I was trying to evaluate $$I=\int_0^{\infty} \frac{\cos x}{e^x+e^{-x}}\text{d}x,$$ and am trying to find my error. Here's my work, with tons of algebra left out.
$$I=\frac{1}{2}\int_0^{\infty}\frac{e^{ix}+e^{-ix}}{e^x+e^{-x}}\text{d}x$$
$$=\frac{1}{2}\int_0^{\infty}\left(e^{(1+i)x}+e^{(1-i)x}\right)\sum_{n=0}^{\infty}(-1)^nx^{2n}\text{d}x$$
$$=\frac{1}{2}\sum_{n=0}^{\infty}(-1)^n\int_0^{\infty}x^{2n} e^{(1+i)x}\text{d}x+\frac{1}{2}\sum_{n=0}^{\infty}(-1)^n\int_0^{\infty}x^{2n} e^{(1-i)x}\text{d}x$$
On those two integrals I do $u=-(1+i)x$ and $u=-(1-i)x$, respectively:
$$=\frac{1}{2}\sum_{n=0}^{\infty}(-1)^n\frac{-1}{(1+i)^{2n+1}}\int_0^{\infty}u^{2n} e^{-u}\text{d}u+\frac{1}{2}\sum_{n=0}^{\infty}(-1)^n\frac{-1}{(1-i)^{2n+1}\int_0^{\infty}u^{2n} e^{-u}}\text{d}u$$
$$=\frac{1}{2}\sum_{n=0}^{\infty}(-1)^n\frac{-1}{(1+i)^{2n+1}}\Gamma(2n)+\frac{1}{2}\sum_{n=0}^{\infty}(-1)^n\frac{-1}{(1-i)^{2n+1}}\Gamma(2n)$$
At this point I know I've screwed up, because these sums don't diverge.
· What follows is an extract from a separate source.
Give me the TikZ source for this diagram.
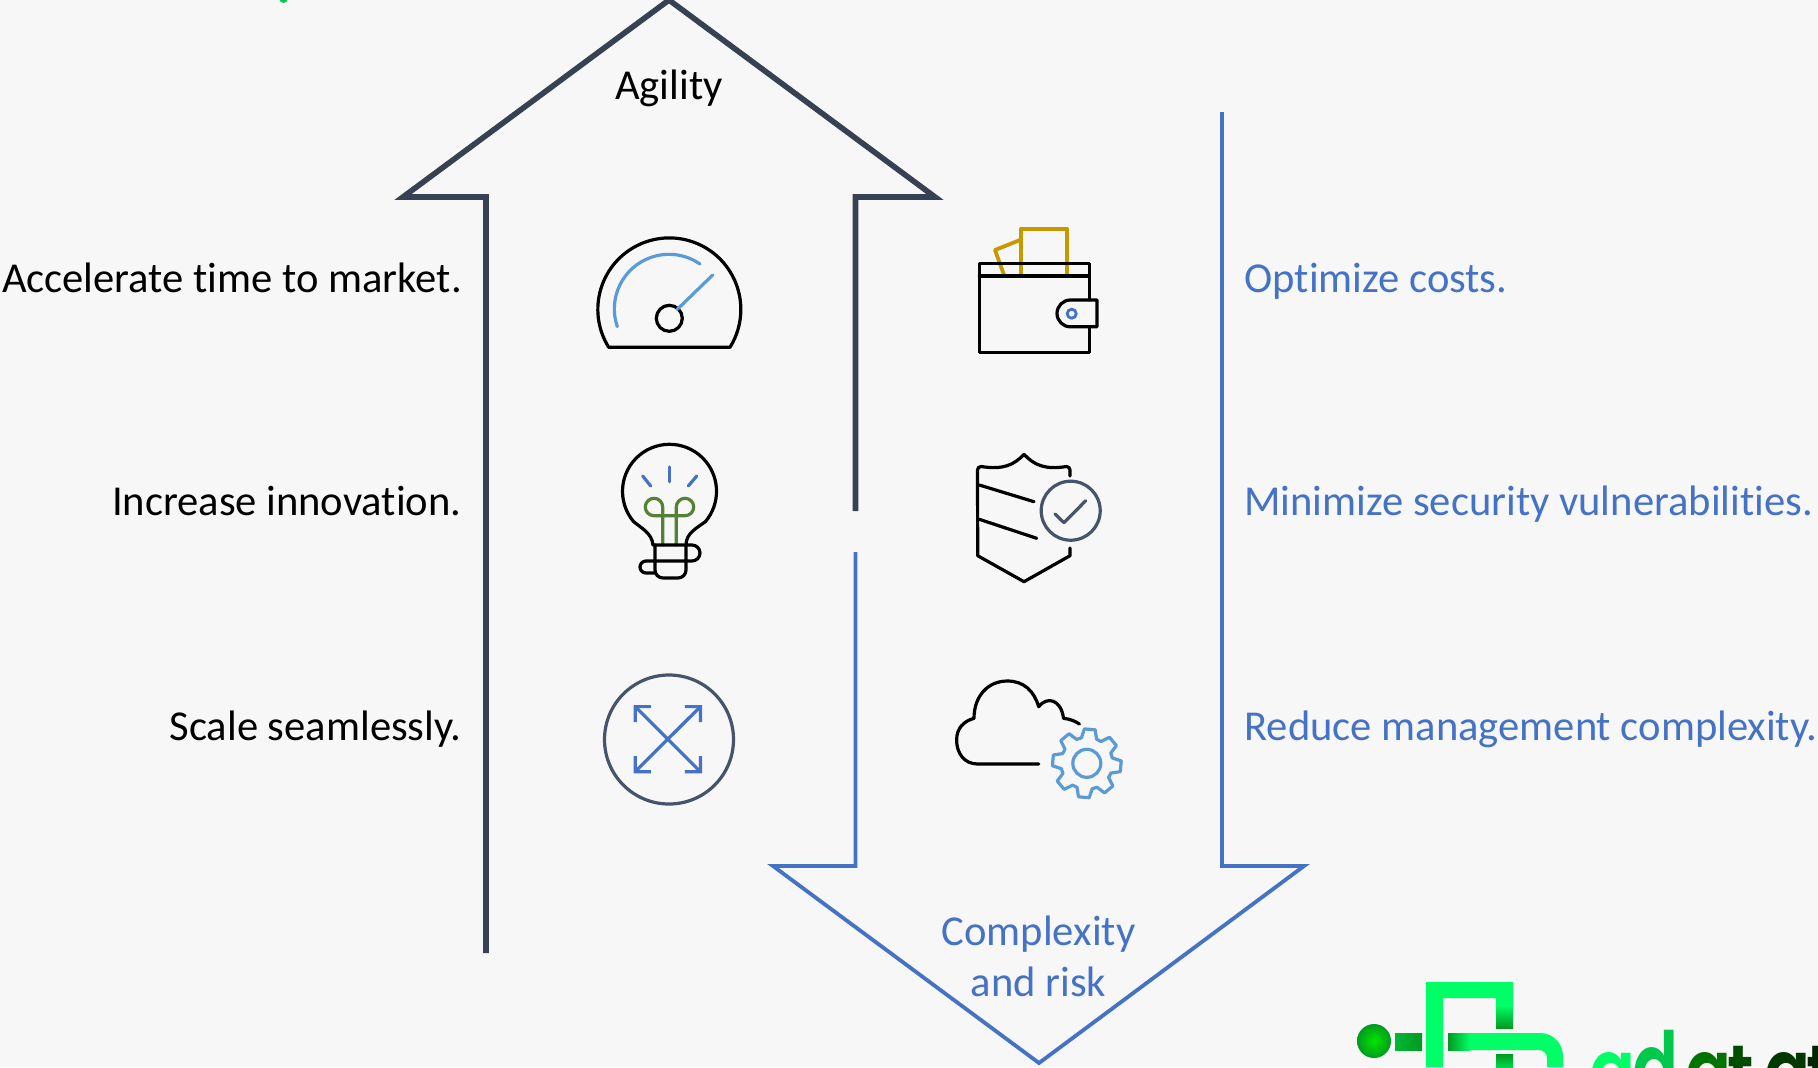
\documentclass[tikz,border=0pt]{standalone}
\usepackage{fontspec}
\setmainfont[Ligatures=NoCommon]{Carlito}
\newfontfamily\logofont{Poppins SemiBold}
\usetikzlibrary{arrows.meta,positioning}
\definecolor{bgcol}{HTML}{F7F7F7}
\definecolor{slatecol}{HTML}{364254}
\definecolor{ringcol}{HTML}{44546A}
\definecolor{bluecol}{HTML}{4472C4}
\definecolor{skycol}{HTML}{5B9BD5}
\definecolor{leafcol}{HTML}{548235}
\definecolor{goldcol}{HTML}{C79800}
\definecolor{logocol}{HTML}{00FF66}
\definecolor{logomid}{HTML}{00C84C}
\definecolor{logodark}{HTML}{009A20}
\tikzstyle{uparrow} = [draw=slatecol,line width=2.8pt,miter limit=10]
\tikzstyle{downarrow} = [draw=bluecol,line width=1.9pt,miter limit=10]
\tikzstyle{leftlabel} = [anchor=base east,inner sep=0,font=\fontsize{21.3}{24}\selectfont,text=black]
\tikzstyle{rightlabel} = [anchor=base west,inner sep=0,font=\fontsize{21.3}{24}\selectfont,text=bluecol]
\tikzstyle{midlabel} = [anchor=base,inner sep=0,font=\fontsize{21.3}{24}\selectfont]
\tikzstyle{icon} = [draw=black,line width=1.6pt,line join=round,line cap=round]
\tikzstyle{logoletter} = [anchor=base west,inner sep=0,font=\logofont\fontsize{37}{37}\selectfont]
\tikzstyle{logobar} = [fill=logocol,draw=none]
\def \barb {Straight Barb[length=5.5pt,width=11pt]}
\def \lg #1#2{\scalebox{0.92}[#1]{#2}}
\begin{document}
\begin{tikzpicture}[x=0.5pt,y=-0.5pt]
      \useasboundingbox (0,0) rectangle (1818,1067);
      \clip (0,0) rectangle (1818,1067);
      \fill[bgcol] (0,0) rectangle (1818,1067);
      \fill[logomid] (283.5,-1) circle (4);
      % arrows
      \coordinate (uptip) at (669,0);
      \coordinate (downtip) at (1039,1063);
      \draw[uparrow] (486,953) -- (486,197) -- (403,197) -- (uptip) -- (935,197) -- (855.5,197) -- (855.5,511);
      \draw[downarrow] (855.5,552) -- (855.5,866) -- (773,866) -- (downtip) -- (1304,866) -- (1222,866) -- (1222,112);
      % labels
      \node[midlabel] (agility) at (669,99) {Agility};
      \node[leftlabel] (accel) at (462,292.5) {Accelerate time to market.};
      \node[leftlabel] (innov) at (462,515.5) {Increase innovation.};
      \node[leftlabel] (scale) at (462,740.5) {Scale seamlessly.};
      \node[rightlabel] (costs) at (1244,292.5) {Optimize costs.};
      \node[rightlabel] (vuln) at (1244,515.5) {Minimize security vulnerabilities.};
      \node[rightlabel] (mgmt) at (1244,740.5) {Reduce management complexity.};
      \node[midlabel,text=bluecol] (complexity) at (1038.5,945) {Complexity};
      \node[midlabel,text=bluecol] (risk) at (1038.5,996) {and risk};
      % gauge
      \draw[icon] (608.7,347.3) arc[start angle=148,end angle=392,radius=71.5] -- cycle;
      \draw[icon] (669.3,318.3) circle (13);
      \draw[icon,draw=skycol] (617.3,326.7) arc[start angle=161,end angle=304.6,radius=54.6];
      \draw[icon,draw=skycol] (677.3,309.3) -- (712.7,275);
      % bulb
      \draw[icon] (653,545) .. controls (652,533) and (641,528) .. (633.5,521.5) arc[start angle=140,end angle=400,radius=47] .. controls (697,528) and (686,533) .. (686,545);
      \draw[icon,draw=leafcol] (662.7,545) -- (662.7,507) arc[start angle=0,end angle=-270,radius=8.7] -- (685,515.7) arc[start angle=90,end angle=-180,radius=8.7] -- (676.3,545);
      \draw[icon] (655,545) -- (655,570) arc[start angle=180,end angle=90,radius=8] -- (678,578) arc[start angle=90,end angle=0,radius=8] -- (686,545);
      \draw[icon] (653,545) -- (692,545) arc[start angle=-90,end angle=90,radius=8] -- (646,561) arc[start angle=-90,end angle=-270,radius=6] -- (655,573);
      \draw[icon,draw=bluecol] (669.3,467) -- (669.3,481.7);
      \draw[icon,draw=bluecol] (642.7,476) -- (650.7,486);
      \draw[icon,draw=bluecol] (696.7,476) -- (688.3,486);
      % expand
      \draw[icon,draw=ringcol] (669,739.5) circle (64.5);
      \draw[icon,draw=bluecol,{\barb}-{\barb}] (633.6,705) -- (702,773.3);
      \draw[icon,draw=bluecol,{\barb}-{\barb}] (702,705) -- (633.6,773.3);
      % wallet
      \draw[icon,draw=goldcol,line width=1.9pt] (1020.7,276) -- (1020.7,229.3) -- (1067.3,229.3) -- (1067.3,276);
      \draw[icon,draw=goldcol,line width=1.9pt] (1020,240) -- (995,250) -- (1004,275);
      \draw[icon] (979.3,276) -- (979.3,263.3) -- (1089.3,263.3) -- (1089.3,300);
      \draw[icon] (979.3,276) -- (1089.3,276);
      \draw[icon] (979.3,276) -- (979.3,352.7) -- (1089.3,352.7) -- (1089.3,327);
      \draw[icon] (1097,300) -- (1070.4,300) arc[start angle=270,end angle=90,radius=13.4] -- (1097,326.8) -- cycle;
      \draw[bluecol,line width=1.4pt] (1071.7,313.7) circle (4.5);
      % shield
      \draw[icon] (1070,476) -- (1070,470) arc[start angle=0,end angle=-90,radius=3.5] .. controls (1045,470) and (1034,465) .. (1024,454.3) .. controls (1014,465) and (1003,470) .. (981,466.5) arc[start angle=-90,end angle=-180,radius=3.5] -- (977.7,555.7) -- (1024,581.7) -- (1070,555.7) -- (1070,548);
      \draw[icon] (979.3,485) -- (1034,501.7);
      \draw[icon] (979.3,519.3) -- (1036.7,538.3);
      \draw[icon,draw=ringcol] (1070.7,510.7) circle (29.5);
      \draw[icon,draw=ringcol] (1055,514) -- (1064,522.7) -- (1085.7,500.7);
      % cloud
      \draw[icon] (1038.7,764) -- (977.7,764) .. controls (964,764) and (956.6,753) .. (956.6,740) .. controls (956.6,728) and (964,721) .. (974,718.3) .. controls (974,696) and (988,681) .. (1007.3,681) .. controls (1024,681) and (1034,691) .. (1038.7,706.7) .. controls (1047,696) and (1061,699) .. (1063.5,718.3) .. controls (1070,719) and (1075,721) .. (1079.4,724);
      \begin{scope}[shift={(1086.8,763.3)}]
        \draw[icon,draw=skycol] (-17:26) \foreach \a in {0,45,...,315} { -- ({\a-17+5}:26) -- ({\a-9+5}:34.5) -- ({\a+9+5}:34.5) -- ({\a+17+5}:26) } -- cycle;
        \draw[icon,draw=skycol] (0,0) circle (14);
      \end{scope}
      % logo
      \shade[inner color=green!90!black,outer color=logodark] (1374,1041) circle (17);
      \shade[left color=logodark!70!logocol,right color=logodark] (1395,1033) rectangle (1422,1050);
      \fill[logobar] (1426,1067) -- (1426,982) -- (1513,982) -- (1513,1005) -- (1496,1005) -- (1496,998) -- (1443,998) -- (1443,1067) -- cycle;
      \shade[top color=logocol,bottom color=logodark] (1496,1005) rectangle (1513,1028);
      \fill[logobar] (1470,1033) -- (1540,1033) arc[start angle=-90,end angle=0,radius=23] -- (1563,1067) -- (1547,1067) -- (1547,1058) arc[start angle=0,end angle=-90,radius=8] -- (1470,1050) -- cycle;
      \shade[left color=logodark,right color=logocol] (1448,1033) rectangle (1470,1050);
      \shade[top color=logodark,bottom color=logocol!60!logodark] (1496,1054) rectangle (1513,1067);
      \node[logoletter,text=logocol] (la) at (1589,1102) {\lg{1.2}{a}};
      \node[logoletter,text=logomid] (ld) at (1632,1102) {\lg{1.32}{d}};
      \node[logoletter,text=green!45!black] (lb) at (1685,1102) {\lg{1.2}{a}};
      \node[logoletter,text=green!30!black] (lt) at (1727,1102) {\lg{1.1}{t}};
      \node[logoletter,text=green!22!black] (lc) at (1764,1102) {\lg{1.2}{a}};
      \node[logoletter,text=green!15!black] (lu) at (1806,1102) {\lg{1.1}{t}};
    \end{tikzpicture}
\end{document}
But I'll show my last steps:
$$=\frac{1}{2}\sum_{n=0}^{\infty}(-1)^{n+1}(2n-1)!\frac{1}{(1+i)^{2n+1}+\frac{1}{(1-i)^{2n+1}}}.$$
Omitting some complex numbers work:
$$=\frac{1}{2}\sum_{n=0}^{\infty}(-1)^{n+1}(2n-1)!\frac{-\sqrt{2}\cos(\frac{\pi}{4}(2n+1))}{2^n}$$
And this certainly diverges because $\lim_{n\to\infty}\frac{(2n-1)!}{2^n}=\infty$...
Someone help!